家づくりは「らしさ」の時代へ。住宅業界の変遷から考える
家づくりの世界は、住宅が工業化商品として登場することにより、劇的に変化しました。住宅の持つ社会的な意味は大きく、責任も大きくなってきています。そうした中で生活の基盤、機能的な商品としての住宅はある程度のレベルに達してきました。これからの家づくりでは、日本の住文化やすまい手の生き方を反映した、より「らしさ」のある住宅をつくる必要があると考えています。
第1ステージ:価格・設備・デザインの時代
戦後、日本は高度成長期を迎え、快適で便利で豊かな生活を求めるようになりました。住宅については、大都市圏への人の移動や、住宅ローン等の制度の整備もあり、多くの人に「自宅を所有する」という流れが生まれました。

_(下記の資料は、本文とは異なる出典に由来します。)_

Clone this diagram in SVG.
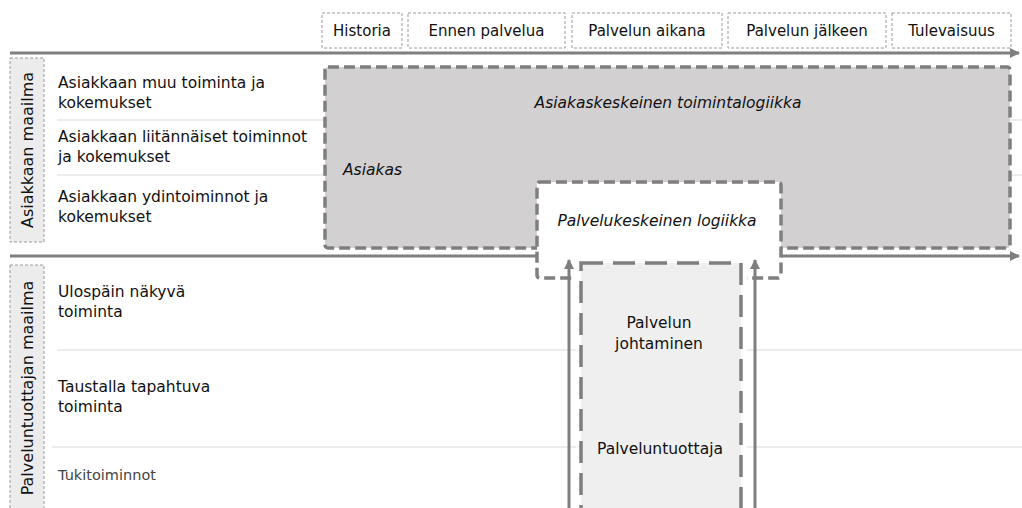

多くの人が住宅を所有することを求めるようになり、よりいいものを安くという考え方のもと、合理化、効率化された商品としての住宅が造られるようになりました。多くの国民が同じ価値観を求めていた時代です。
その結果、価格の安さを訴求した家づくりや、キッチンやユニットバス等の住宅設備機器の発展、オンリーワンを訴求するためのデザイン住宅が建てられるようになりました。
第2ステージ:高気密・高断熱・高性能住宅の時代
第1ステージでデザインが良く快適な設備が整ってという時代が続き、住宅業界は次の価値を求めるようになりました。
特に北海道や東北などの寒冷地の住宅では、冬はとても寒く、逆に夏になると暑いというような課題もありました。

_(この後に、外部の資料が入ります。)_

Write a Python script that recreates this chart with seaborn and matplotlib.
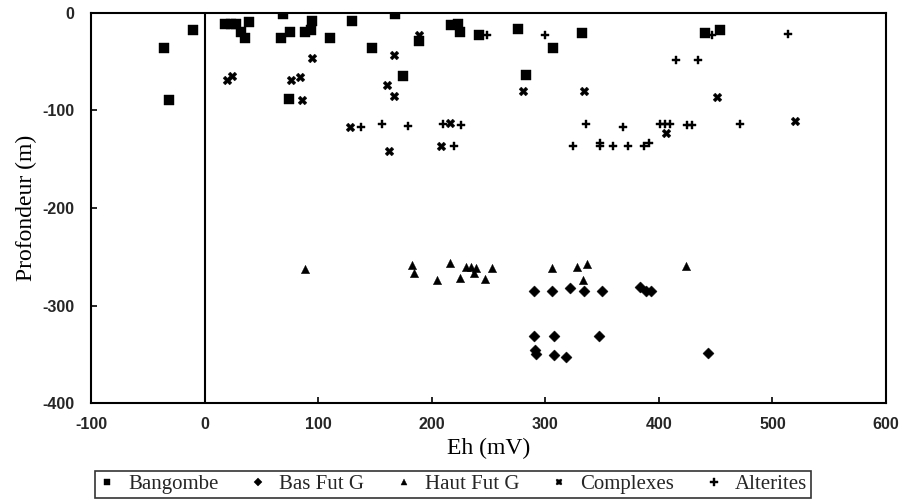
import matplotlib
matplotlib.use("Agg")
import matplotlib.pyplot as plt
import seaborn as sns
import pandas as pd

# ---------------- data ----------------
bangombe_eh = [-10, -36, -31, 18, 23, 28, 32, 36, 39, 69, 67, 75, 88, 94, 95, 110,
               130, 147, 168, 189, 217, 223, 225, 242, 276, 307, 332, 441, 454,
               175, 283, 74]
bangombe_z = [-18, -36, -89, -12, -12, -12, -20, -26, -10, -1, -26, -20, -20, -18, -9, -26,
              -9, -36, -1, -29, -13, -12, -20, -23, -17, -36, -21, -21, -18,
              -65, -64, -88]

basfut_eh = [290, 306, 322, 334, 350, 383, 389, 393, 290, 308, 347, 291, 292, 308, 318, 443]
basfut_z = [-285, -285, -282, -285, -285, -281, -285, -285, -331, -331, -331, -345, -350,
            -351, -353, -349]

hautfut_eh = [88, 183, 184, 205, 216, 225, 230, 235, 239, 237, 247, 253, 306, 328, 337, 333, 424]
hautfut_z = [-262, -258, -267, -274, -256, -272, -260, -260, -261, -267, -273, -261, -261,
             -260, -257, -274, -259]

complexes_eh = [20, 24, 76, 84, 86, 95, 128, 167, 189, 161, 167, 216, 162, 208, 280, 334,
                406, 451, 520]
complexes_z = [-69, -65, -69, -66, -89, -46, -117, -43, -23, -74, -85, -113, -142, -137,
               -80, -80, -123, -86, -111]

alterites_eh = [138, 156, 179, 210, 226, 220, 300, 324, 336, 348, 348, 360, 368, 373, 387,
                391, 401, 405, 410, 425, 429, 415, 434, 471, 514, 447, 249]
alterites_z = [-117, -114, -116, -114, -115, -137, -23, -137, -114, -133, -137, -137, -117,
               -137, -137, -133, -114, -114, -114, -115, -115, -48, -48, -114, -22, -23, -23]

groups = ["Bangombe", "Bas Fut G", "Haut Fut G", "Complexes", "Alterites"]
x_ticks = [-100, 0, 100, 200, 300, 400, 500, 600]
y_ticks = [0, -100, -200, -300, -400]

series = {
    "Bangombe": (bangombe_eh, bangombe_z),
    "Bas Fut G": (basfut_eh, basfut_z),
    "Haut Fut G": (hautfut_eh, hautfut_z),
    "Complexes": (complexes_eh, complexes_z),
    "Alterites": (alterites_eh, alterites_z),
}
rows = []
for g in groups:
    for e, z in zip(*series[g]):
        rows.append({"Eh": e, "Profondeur": z, "Groupe": g})
df = pd.DataFrame(rows)

# ---------------- style ----------------
sns.set_theme(style="white")
plt.rcParams["font.family"] = ["Liberation Serif", "DejaVu Serif"]

markers = {"Bangombe": "s", "Bas Fut G": "D", "Haut Fut G": "^",
           "Complexes": "X", "Alterites": "P"}
sizes = {"Bangombe": 42, "Bas Fut G": 32, "Haut Fut G": 36,
         "Complexes": 40, "Alterites": 38}

fig = plt.figure(figsize=(9.01, 5.01), dpi=100)
ax = fig.add_axes([0.101, 0.195, 0.8824, 0.7797])

for g in groups:
    sub = df[df["Groupe"] == g]
    sns.scatterplot(data=sub, x="Eh", y="Profondeur", marker=markers[g], s=sizes[g],
                    color="black", edgecolor="black", linewidth=0.3, ax=ax, label=g,
                    legend=False)

ax.axvline(0, color="black", lw=1.5, zorder=1)

ax.set_xlim(-100, 600)
ax.set_ylim(-400, 0)
ax.set_xticks(x_ticks)
ax.set_yticks(y_ticks)
tick_font = {"family": ["Liberation Sans Narrow", "Liberation Sans", "DejaVu Sans"],
             "weight": "bold", "size": 11.5}
ax.set_xticklabels([str(t) for t in x_ticks], fontdict=tick_font)
ax.set_yticklabels([str(t) for t in y_ticks], fontdict=tick_font)
ax.tick_params(axis="both", direction="in", length=4, width=1.2, color="black",
               bottom=True, left=True, top=False, right=False)
ax.tick_params(axis="x", pad=10)
ax.tick_params(axis="y", pad=12)

for sp in ax.spines.values():
    sp.set_color("black")
    sp.set_linewidth(1.5)

ax.set_xlabel("Eh (mV)", fontsize=17, labelpad=4, color="black")
ax.set_ylabel("Profondeur (m)", fontsize=17, labelpad=4, color="black")

handles = []
hsize = {"Bangombe": 5, "Bas Fut G": 4.5, "Haut Fut G": 5, "Complexes": 5, "Alterites": 5.5}
for g in groups:
    h = plt.Line2D([], [], marker=markers[g], linestyle="", color="black",
                   markersize=hsize[g], markeredgewidth=0.3)
    handles.append(h)
leg = fig.legend(handles, groups, loc="lower left", bbox_to_anchor=(0.105, 0.005, 0.795, 0.063),
                 mode="expand", ncol=5, frameon=True, fancybox=False, fontsize=15,
                 handlelength=0.8, handletextpad=0.6, columnspacing=1.2, borderpad=0.2,
                 borderaxespad=0.0)
leg.get_frame().set_edgecolor("black")
leg.get_frame().set_linewidth(1.2)

fig.savefig("out.png", dpi=100, facecolor="white")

そこで「高気密・高断熱」住宅の研究が進み、さまざまな工法が開発され、日本中に普及していきました。その流れを追いかけるように省エネ基準が設定されていきます。住宅をより「高性能化」することで、暮らしの快適性と住宅の省エネルギー化を両立させる取り組みは現在も進行中です。
第3ステージ:健康・省エネ・耐震の時代
高性能住宅は、性能を向上させた一方で、新たな弊害をもたらしました。気密や断熱の性能が高くなり、冷暖房方式が変わっていく過渡期のなかで、不十分な施工により「結露」や「カビ」が発生し、ダニによる皮膚の障害、さらに新建材と呼ばれる新しい商品が持つ化学物質が人体に影響を及ぼすようになりました。いわゆる「シックハウス」の問題です。

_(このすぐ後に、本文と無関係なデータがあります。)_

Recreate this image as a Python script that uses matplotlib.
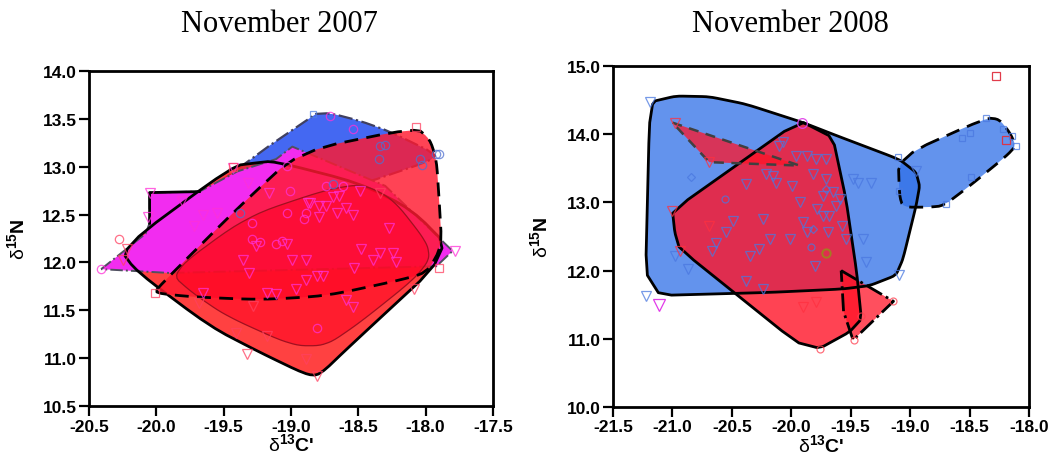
import numpy as np
import matplotlib
matplotlib.use("Agg")
import matplotlib.pyplot as plt
from matplotlib.patches import Polygon

# ---------------- November 2007 : hull vertices (d13C', d15N) ----------------
hull07_blue = [(-20.41, 11.93), (-18.84, 13.55), (-18.71, 13.56), (-18.49, 13.48),
               (-18.27, 13.37), (-17.92, 13.13), (-17.97, 13.06), (-18.47, 12.82),
               (-19.38, 12.52), (-19.98, 12.17)]
hull07_magenta = [(-20.41, 11.93), (-20.08, 12.30), (-20.05, 12.41), (-20.05, 12.73),
                  (-19.68, 12.74), (-19.40, 12.95), (-19.11, 13.08), (-18.99, 13.21),
                  (-18.30, 12.80), (-17.80, 12.12), (-17.92, 11.96), (-19.90, 11.89)]
edge07_magenta = [(-20.05, 12.41), (-20.05, 12.73), (-19.68, 12.74)]
hull07_red_solid = [(-20.27, 12.14), (-19.43, 13.01), (-19.26, 13.04), (-19.13, 13.06),
                    (-18.49, 12.83), (-18.10, 12.55), (-17.80, 12.12), (-18.56, 11.13),
                    (-18.79, 10.82), (-18.89, 10.83), (-19.23, 11.06), (-19.60, 11.33),
                    (-20.15, 11.91)]
hull07_red_dashed = [(-20.01, 11.68), (-19.98, 11.75), (-19.38, 12.59), (-18.94, 13.16),
                     (-18.07, 13.41), (-17.97, 13.29), (-17.92, 13.08), (-17.90, 12.66),
                     (-17.88, 12.17), (-17.99, 11.89), (-18.24, 11.80), (-18.74, 11.65),
                     (-19.23, 11.61), (-19.73, 11.64)]
hull07_red_inner = [(-19.90, 11.89), (-19.33, 12.48), (-18.74, 12.76), (-18.47, 12.82),
                    (-18.24, 12.66), (-17.99, 12.21), (-17.97, 12.03), (-18.09, 11.82),
                    (-18.49, 11.37), (-18.74, 11.13), (-18.99, 11.13), (-19.48, 11.44),
                    (-19.73, 11.68)]

# ---------------- November 2007 : individual samples ----------------
tri07_mag_x = [-20.05, -20.06, -19.81, -19.72, -19.65, -19.55, -19.43, -19.32, -19.26, -19.16,
               -19.03, -18.99, -18.87, -18.79, -18.74, -18.69, -18.64, -18.59, -18.54, -18.49,
               -18.27, -18.48, -18.34, -18.22, -18.53, -18.39, -18.24, -19.36, -19.31, -18.89,
               -18.81, -18.76, -18.89, -18.96, -19.18, -19.11, -19.65, -18.59, -18.54, -18.86,
               -18.66, -18.79, -17.78]
tri07_mag_y = [12.73, 12.48, 12.64, 12.38, 12.50, 12.52, 12.99, 12.83, 12.17, 12.73,
               12.19, 12.03, 12.62, 12.59, 12.59, 12.68, 12.69, 12.57, 12.50, 12.75,
               12.36, 12.14, 12.10, 12.00, 11.94, 12.03, 12.10, 12.03, 11.89, 12.03,
               11.86, 11.86, 11.82, 11.72, 11.68, 11.67, 11.68, 11.61, 11.53, 12.62,
               12.52, 12.48, 12.12]
tri07_red_x = [-19.41, -19.33, -19.18, -18.89, -18.81, -20.22, -20.25, -19.68, -19.28, -18.09, -18.34]
tri07_red_y = [11.26, 11.04, 11.23, 10.99, 10.81, 12.14, 12.03, 11.58, 11.54, 11.72, 12.73]
circ07_mag_x = [-19.29, -19.23, -19.11, -19.07, -19.29, -19.03, -19.01, -18.61, -18.74, -18.81,
                -18.89, -18.90, -19.03, -20.41, -18.54, -18.71]
circ07_mag_y = [12.24, 12.21, 12.19, 12.22, 12.41, 13.01, 12.75, 12.80, 12.80, 11.32,
                12.52, 12.45, 12.52, 11.93, 13.39, 13.53]
circ07_red_x = [-20.28]
circ07_red_y = [12.24]
circ07_blue_x = [-19.38, -18.69, -18.34, -18.30, -18.35, -18.04, -18.03, -17.92, -17.90]
circ07_blue_y = [12.52, 12.82, 13.22, 13.23, 13.08, 13.08, 13.02, 13.13, 13.13]
sq07_red_x = [-20.01, -18.07, -17.90, -19.43]
sq07_red_y = [11.68, 13.41, 11.94, 13.00]
sq07_blue_x = [-18.84]
sq07_blue_y = [13.55]

# ---------------- November 2008 : hull vertices ----------------
hull08_blue_main = [(-21.19, 14.47), (-20.97, 14.56), (-20.69, 14.55), (-20.38, 14.44),
                    (-19.90, 14.17), (-19.62, 13.98), (-19.09, 13.63), (-18.95, 13.44),
                    (-18.92, 13.24), (-18.95, 12.95), (-19.06, 12.17), (-19.12, 11.93),
                    (-19.34, 11.78), (-19.57, 11.73), (-20.18, 11.68), (-21.23, 11.63)]
hull08_blue_arm = [(-19.10, 13.66), (-18.36, 14.24), (-18.25, 14.22), (-18.16, 14.02),
                   (-18.11, 13.83), (-18.19, 13.68), (-18.50, 13.24), (-18.72, 12.95),
                   (-18.84, 12.93), (-19.06, 12.93), (-19.09, 13.10)]
hull08_red_main = [(-19.93, 14.20), (-19.65, 13.95), (-19.54, 13.05), (-19.45, 11.98),
                   (-19.41, 11.29), (-19.51, 11.10), (-19.76, 10.86), (-19.96, 10.95),
                   (-20.94, 12.32), (-20.98, 12.56), (-21.00, 12.88)]
hull08_red_upper = [(-21.00, 14.17), (-19.93, 13.54), (-20.69, 13.59)]
hull08_red_lower = [(-19.58, 12.00), (-19.14, 11.55), (-19.48, 10.98), (-19.56, 11.40)]

# ---------------- November 2008 : individual samples ----------------
tri08_blue_x = [-21.19, -21.22, -20.98, -20.87, -20.67, -20.63, -20.55, -20.49, -20.38, -20.35,
                -20.27, -20.24, -20.21, -20.18, -20.15, -20.13, -20.10, -20.07, -20.01, -19.99,
                -19.96, -19.93, -19.90, -19.87, -19.87, -19.82, -19.79, -19.73, -19.71, -19.71,
                -19.68, -19.65, -19.62, -19.59, -19.57, -19.54, -19.48, -19.44, -19.40, -19.37,
                -19.33, -19.80, -20.24, -20.38, -19.78, -19.73, -19.69, -19.09, -18.95]
tri08_blue_y = [14.47, 11.63, 12.22, 12.02, 12.29, 12.41, 12.56, 12.73, 13.27, 12.22,
                12.32, 12.76, 13.41, 12.46, 13.39, 13.29, 13.83, 13.88, 12.46, 13.24,
                13.68, 13.00, 12.71, 13.68, 12.56, 13.41, 13.63, 13.10, 13.63, 13.34,
                12.80, 13.15, 12.95, 13.05, 12.66, 12.46, 13.34, 13.29, 12.46, 12.12,
                13.29, 12.07, 11.73, 11.85, 12.90, 12.80, 12.56, 11.93, 13.46]
tri08_red_x = [-19.90, -19.79, -20.69, -21.00, -20.98, -20.69, -20.94]
tri08_red_y = [11.46, 11.54, 12.66, 12.88, 14.17, 13.59, 12.29]
circ08_red_x = [-19.76, -19.47, -19.14, -19.41]
circ08_red_y = [10.85, 10.98, 11.55, 11.34]
tri08_mag_x = [-21.11]
tri08_mag_y = [11.49]
circ08_mag_x = [-19.91]
circ08_mag_y = [14.17]
sq08_red_x = [-18.28, -18.19]
sq08_red_y = [14.85, 13.91]
sq08_blue_x = [-19.10, -18.36, -18.14, -18.70, -18.56, -18.50, -18.22, -18.11, -19.09, -18.49]
sq08_blue_y = [13.66, 14.24, 13.98, 12.98, 13.95, 14.02, 14.07, 13.83, 13.17, 13.37]
dia08_blue_x = [-20.84, -19.71, -19.82]
dia08_blue_y = [13.37, 13.20, 12.61]
circ08_blue_x = [-20.56, -19.83]
circ08_blue_y = [13.05, 12.34]
circ08_olive_x = [-19.71]
circ08_olive_y = [12.26]

# ---------------- axes labels ----------------
xticks07 = [-20.5, -20.0, -19.5, -19.0, -18.5, -18.0, -17.5]
yticks07 = [10.5, 11.0, 11.5, 12.0, 12.5, 13.0, 13.5, 14.0]
xticks08 = [-21.5, -21.0, -20.5, -20.0, -19.5, -19.0, -18.5, -18.0]
yticks08 = [10.0, 11.0, 12.0, 13.0, 14.0, 15.0]
titles = ["November 2007", "November 2008"]


def smooth(pts, n, cut=0.2):
    """Chaikin corner cutting for a closed outline."""
    p = np.asarray(pts, dtype=float)
    for _ in range(n):
        q = np.roll(p, -1, axis=0)
        out = np.empty((2 * len(p), 2))
        out[0::2] = (1 - cut) * p + cut * q
        out[1::2] = cut * p + (1 - cut) * q
        p = out
    return p


def fill(ax, pts, fc, alpha, n=2, cut=0.2, z=1):
    verts = smooth(pts, n, cut)
    ax.add_patch(Polygon(verts, closed=True, facecolor=fc, alpha=alpha,
                         edgecolor="none", zorder=z))
    return verts


def outline(ax, verts, ec="black", ls="-", lw=2.0, z=6):
    ax.add_patch(Polygon(verts, closed=True, facecolor="none", edgecolor=ec,
                         linestyle=ls, linewidth=lw, zorder=z, joinstyle="round"))


def pts(ax, x, y, marker, color, size=6, alpha=0.75, mew=0.9):
    ax.plot(x, y, linestyle="none", marker=marker, markersize=size,
            markerfacecolor="none", markeredgecolor=color, markeredgewidth=mew,
            alpha=alpha, zorder=10)


def style(ax, xt, yt, xlim, ylim, ylab_x):
    ax.set_xlim(*xlim)
    ax.set_ylim(*ylim)
    ax.set_xticks(xt)
    ax.set_yticks(yt)
    ax.set_xticklabels([f"{v:.1f}" for v in xt])
    ax.set_yticklabels([f"{v:.1f}" for v in yt])
    for s in ax.spines.values():
        s.set_linewidth(2.0)
    ax.tick_params(direction="out", length=7, width=1.6, labelsize=12.5, pad=2)
    for lab in ax.get_xticklabels() + ax.get_yticklabels():
        lab.set_fontweight("bold")
        lab.set_family("Liberation Sans")
    ax.set_xlabel(r"$\mathrm{\delta}^{\mathbf{13}}$" + "C'", fontsize=14,
                  fontweight="bold", family="Liberation Sans", labelpad=-1)
    ax.set_ylabel(r"$\mathrm{\delta}^{\mathbf{15}}$" + "N", fontsize=14,
                  fontweight="bold", family="Liberation Sans")
    ax.yaxis.set_label_coords(ylab_x, 0.5)


plt.rcParams["mathtext.fontset"] = "custom"
plt.rcParams["mathtext.rm"] = "Liberation Sans"
plt.rcParams["mathtext.bf"] = "Liberation Sans:bold"
fig = plt.figure(figsize=(10.52, 4.64), dpi=100)

ax1 = fig.add_axes([0.0846, 0.1228, 0.384, 0.722])
ax2 = fig.add_axes([0.5827, 0.1207, 0.3954, 0.7349])

# ---- 2007 panel (outlines of lower layers sit beneath the upper fills) ----
v_blue = fill(ax1, hull07_blue, "#4468f2", 1.0, n=1, z=1)
outline(ax1, v_blue, ec="#404060", ls="-.", lw=1.6, z=1.5)
v_rs = fill(ax1, hull07_red_solid, "#ff2020", 0.85, n=2, z=2)
v_mag = fill(ax1, hull07_magenta, "#f22cf0", 1.0, n=0, z=3)
outline(ax1, v_mag, ec="#505060", ls="-.", lw=1.4, z=3.5)
ax1.plot(*zip(*edge07_magenta), color="black", lw=2.0, zorder=3.6)
outline(ax1, v_rs, ec="black", ls="-", lw=2.0, z=3.8)
v_rd = fill(ax1, hull07_red_dashed, "#ff1a30", 0.82, n=2, z=4)
v_in = fill(ax1, hull07_red_inner, "#ff0020", 0.55, n=3, z=5)
outline(ax1, v_in, ec="#a01020", ls="-", lw=0.9, z=5.5)
outline(ax1, v_rd, ec="black", ls=(0, (5, 3)), lw=2.0, z=6.4)

pts(ax1, tri07_mag_x, tri07_mag_y, "v", "#ff30d8", size=7)
pts(ax1, tri07_red_x, tri07_red_y, "v", "#ff4060", size=7)
pts(ax1, circ07_mag_x, circ07_mag_y, "o", "#ff30d8", size=6)
pts(ax1, circ07_red_x, circ07_red_y, "o", "#ff4060", size=6)
pts(ax1, circ07_blue_x, circ07_blue_y, "o", "#5070d0", size=6)
pts(ax1, sq07_red_x, sq07_red_y, "s", "#ff4060", size=6)
pts(ax1, sq07_blue_x, sq07_blue_y, "s", "#5080e0", size=5)
style(ax1, xticks07, yticks07, (-20.5, -17.5), (10.5, 14.0), -0.148)

# ---- 2008 panel ----
w_bm = fill(ax2, hull08_blue_main, "#2f6fe8", 0.75, n=2, cut=0.12, z=1)
w_ba = fill(ax2, hull08_blue_arm, "#2f6fe8", 0.75, n=2, z=2)
w_rm = fill(ax2, hull08_red_main, "#ff1428", 0.80, n=1, cut=0.12, z=3)
w_ru = fill(ax2, hull08_red_upper, "#ff1428", 0.75, n=0, z=4)
w_rl = fill(ax2, hull08_red_lower, "#ff1428", 0.75, n=0, z=4.5)
outline(ax2, w_bm, ec="black", ls="-", lw=2.0, z=6)
outline(ax2, w_ba, ec="black", ls=(0, (5, 3)), lw=2.0, z=6.1)
outline(ax2, w_rm, ec="black", ls="-", lw=2.0, z=6.2)
outline(ax2, w_ru, ec="#404040", ls=(0, (4, 3)), lw=1.8, z=6.3)
outline(ax2, w_rl, ec="black", ls="-.", lw=2.0, z=6.4)

pts(ax2, tri08_blue_x, tri08_blue_y, "v", "#4a78e0", size=7)
pts(ax2, tri08_red_x, tri08_red_y, "v", "#ff3040", size=7)
pts(ax2, circ08_red_x, circ08_red_y, "o", "#ff4050", size=5)
pts(ax2, tri08_mag_x, tri08_mag_y, "v", "#e030e8", size=9, alpha=0.95)
pts(ax2, circ08_mag_x, circ08_mag_y, "o", "#e040e8", size=7, alpha=0.95)
pts(ax2, sq08_red_x, sq08_red_y, "s", "#e03040", size=6, alpha=0.95)
pts(ax2, sq08_blue_x, sq08_blue_y, "s", "#4a78e0", size=5)
pts(ax2, dia08_blue_x, dia08_blue_y, "D", "#4a78e0", size=4.5)
pts(ax2, circ08_blue_x, circ08_blue_y, "o", "#4a78e0", size=5)
pts(ax2, circ08_olive_x, circ08_olive_y, "o", "#a08020", size=6, alpha=0.95, mew=1.4)
style(ax2, xticks08, yticks08, (-21.5, -18.0), (10.0, 15.0), -0.147)

fig.text(0.266, 0.948, titles[0], ha="center", va="center", fontsize=22,
         family="Liberation Serif")
fig.text(0.751, 0.948, titles[1], ha="center", va="center", fontsize=22,
         family="Liberation Serif")

fig.savefig("out.png", dpi=100)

合わせて世界的なエネルギー問題もクローズアップされ、これらの法律や基準に対応できない会社は、住宅業界からの撤退を余儀なくされています。2020年に予定されている「省エネ計算義務化」という課題も、住宅業界が乗り越えることができるのか不安視されています。
1995年には阪神大震災が発生し、特に木造住宅に甚大な被害がありました。日本の2階建て以下の木造住宅には構造計算が義務付けされていなかったことも追い打ちをかけました。日本の建築基準法では、大地震が起きると、そのたびに構造に関する基準が強化されています。木造住宅の耐震化については、すでに取り組んでいる会社と、いまだに取り組まない会社に二分されており、後者のほうが多いことが問題になっています。
第4ステージ:自然素材・環境 スマートハウスの時代
前述のような弊害が社会問題になると、住宅業界は一気に自然素材重視に向かっていきました。一方では化石燃料・資源問題、二酸化炭素削減問題がクローズアップされ、「環境に良い家」「低炭素住宅」「創エネルギー住宅」など、現代の家づくりは環境と切り離せないものになっています。
こうした中で、今度は「スマートハウス」(かしこい家)の時代になってきました。家が電化製品、自動車と同じような位置付けになりました。
まとめ
日本には、1000年以上にわたって継承してきた技術や材料があります。その空間で営まれてきたお茶、お花、着物などの生活文化もあります。これらを含めた「日本の住文化」の継承と、時代に合わせた発展が、これからの家づくりのテーマだと考えています。
「住まいとは何か」を考え、文化を尊重しながらも、自分の生き方をふまえた上で、より「らしさ」のある家づくりが求められます。
そのためには、すまい手はつくり手側に全てを委ねるのではなく、自分「らしさ」のある家づくりを実現するために、主体的に家づくりの要望をまとめ、ソフトとしてもハードとしても愛着の持てる家づくりを実現しましょう。